My baby is pushing 5 weeks old; I knew life could change in a heartbeat, but I didn’t realize how much a new heartbeat could change life. As I type this, he is sleeping on the floor next to me – knees curled up under him, tiny bottom in the air, tiny hands supporting his adorable little cheek, sweet mouth open just a bit, an occasional smile as he probably dreams of a continuous flow of milk into his tummy. Last night was a rough one for us. We probably didn’t get more than 3 hours of sleep and only a fraction of those hours were consecutive. He was simply wide awake, and as soon as I got him prepped and relaxed for bed he either spit up all over himself or filled his diaper. Exhaustion engulfed me and taunted the tears that I was desperately trying to hold back. With the morning light came enough clarity to help me gain a better perspective on my circumstances.
My husband and son are teaching me so many new things on a daily basis, though not deliberately. The main lesson is that my life is so much more meaningful when I am willing to put myself last. In my case, putting myself last often means setting aside that schedule and to-do list and just lying on the floor next to my husband so that we can stare together with wonder at our baby. It means not allowing my schedule to dominate to the point that I see a clock face and not my child as I care for him. It means embracing the giggles and grins and baby breath rather than regretting the hours of lost sleep. It means taking the night shift so my husband can sleep. It means listening to him describe his day rather than taking a longer nap. It means letting go of frustration so that walls don’t go up between me and the people that I love most. It means adjusting my list of priorities and putting people above plans, life above lists.
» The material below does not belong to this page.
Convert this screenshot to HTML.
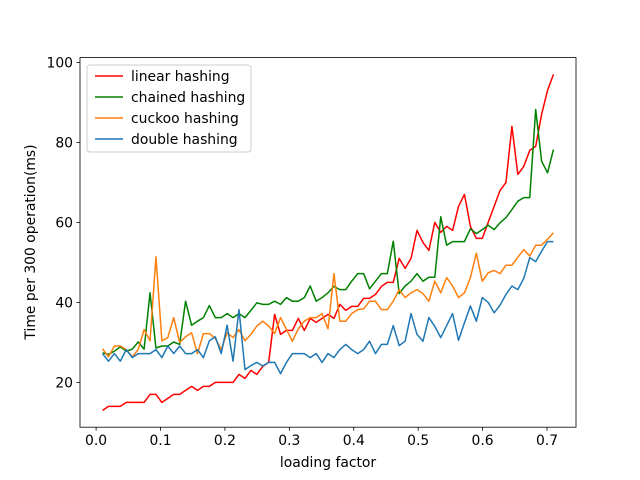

You see, it all goes back to the man who won my heart two years ago and with whom I just celebrated my first wedding anniversary. He has such a way of bringing out the better me in me. I am an extremely selfish person, but when I see him willing himself to bend over to clean the cat litter despite the excruciating sciatic pain in his leg or hear him cheerfully making conversation with me at zero-dark- thirty to help me stay awake as I feed our son despite the fact that he has to get up to go to work in just a couple of hours or feel him wrapping his arms around me when I am crying, for the umpteenth time, about chores I couldn’t get to because I am so tired (only to discover that he did them for me while I took a nap), my resolve ever strengthens to purge selfishness from my life. His selflessness and daily sacrifice have opened my eyes to how much I really didn’t know about everything.
I didn’t know that I could ever be so tired on a daily basis.
I didn’t know such a small person could create so much daily laundry.
I didn’t know all that a 24/7 position entails, which is what it means to be a mom and homemaker.
I didn’t know how incredible it is to hold a small body in my arms and look into two wide eyes and to feel baby breath on my neck and realize that this new person is half of me and half of my husband and entirely his own being.
I didn’t know how terrible selfishness feels and how beautiful sacrifice is in marriage.
I didn’t know that suffering forges deeper commitment than ease ever could.
I didn’t know that I could ever love two people enough that when given opportunities to get mad at them I would find it impossible to do so.
I didn’t know that I would want time to stand still as often as I want it to now.